Flexibility is key
Unless you or your parents own an Astrovan, let’s hope that everyone involved is either small or flexible.
Expand your space with a sunroof
If you have a sunroof, that can be opened for more headroom -- but you’re still likely to be encumbered by a stick shift or gear handle.
If you have a backseat, use it
You about that sedan life? The backseat makes more sense, and at least one of you can lie flat on your back with your legs raised and spread. The on-top thrustee needs decent amount of upper body strength, since they will be in a half-plank position.
For trucks, utilize the recliner, the height, or the bed
If you’re getting busy inside an F-something quad cab, you might as well pull the passenger seat all the way to the back.
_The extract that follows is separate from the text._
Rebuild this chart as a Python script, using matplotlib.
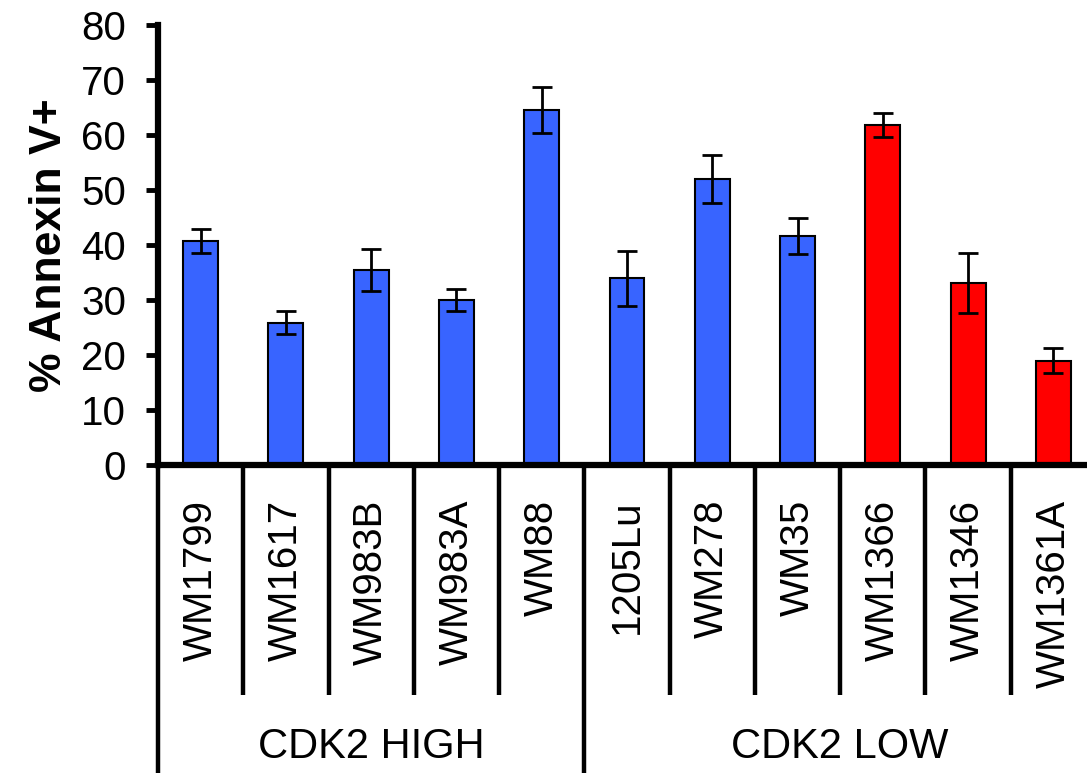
import numpy as np
import matplotlib
matplotlib.use("Agg")
import matplotlib.pyplot as plt
from matplotlib import transforms

plt.rcParams['font.family'] = ['Liberation Sans', 'DejaVu Sans']

cell_lines = ['WM1799', 'WM1617', 'WM983B', 'WM983A', 'WM88',
              '1205Lu', 'WM278', 'WM35', 'WM1366', 'WM1346', 'WM1361A']
annexin = [40.7, 25.9, 35.4, 30.0, 64.5, 34.0, 52.0, 41.6, 61.8, 33.1, 19.0]
errors = [2.2, 2.1, 3.8, 2.0, 4.2, 5.0, 4.4, 3.3, 2.2, 5.5, 2.2]
bar_colors = ['#3864ff'] * 8 + ['#ff0000'] * 3
groups = ['CDK2 HIGH', 'CDK2 LOW']
group_sizes = [5, 6]

W, H = 1087, 773
fig = plt.figure(figsize=(W / 100, H / 100), dpi=100)
ax = fig.add_axes([158 / W, 308 / H, 938 / W, 440 / H])

x = np.arange(len(cell_lines))
ax.bar(x, annexin, width=0.41, color=bar_colors, edgecolor='black', linewidth=1.5, zorder=2)
ax.errorbar(x, annexin, yerr=errors, fmt='none', ecolor='black',
            elinewidth=2, capsize=7, capthick=2, zorder=3)

ax.set_xlim(-0.5, len(cell_lines) - 0.5)
ax.set_ylim(0, 80)
ax.set_yticks(range(0, 81, 10))
ax.tick_params(axis='y', labelsize=29, length=9, width=3.5, pad=14)
ax.set_xticks(x)
ax.set_xticklabels(cell_lines, rotation=90, fontsize=29)
ax.tick_params(axis='x', length=0, pad=25)

for s in ['top', 'right']:
    ax.spines[s].set_visible(False)
for s in ['left', 'bottom']:
    ax.spines[s].set_linewidth(4.5)

ax.set_ylabel('% Annexin V+', fontsize=32, fontweight='bold', labelpad=8)

# bracket lines under the axis
trans = transforms.blended_transform_factory(ax.transData, ax.transAxes)
edges = np.cumsum([0] + group_sizes) - 0.5
for k in range(len(cell_lines) + 1):
    xe = k - 0.5
    if xe in edges[:-1]:
        y1 = -0.72
    elif xe == edges[-1]:
        continue
    else:
        y1 = -0.523
    ax.plot([xe, xe], [0, y1], color='black', lw=3.2, transform=trans,
            clip_on=False, solid_capstyle='butt')

for g, lo, hi in zip(groups, edges[:-1], edges[1:]):
    ax.text((lo + hi) / 2, -0.641, g, transform=trans, ha='center', va='center',
            fontsize=30)

fig.savefig('out.png', dpi=100)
You know there's no room in that backseat.
However, if he’s tall and the truck isn’t too lifted, an assisted standing position is totally doable. The person being penetrated can rest most of their weight sideways in a seat, while the penetrator stands outside of the open door. Call it T-boning!
Bed of the truck? Sure, if you’re somewhere remote and you don’t mind bugs biting your ass. AND being on the bottom isn’t comfortable in the corrugated beds... unless you have a few hoodies or blankets to soften the surface beneath you.
Eyes on the road in compact cars
In a small car like my VW, I'll have my lucky passenger sit in that seat, and I will sit on their lap with them inside of me, both of us facing the same direction. He can assist me in my humping and grinding, and if trouble comes, I can quickly scramble back into my driver’s seat.
There’s something charming and tacky about the opportunism of humping in a hooptie. Humans are ingenious apes. We started doin’ it in our rides the second the Model T was hot off the assembly line -- and you can bet, as self-driving cars become the norm, highways will be filled with all kinds of kinky fun happening just behind those tinted windows.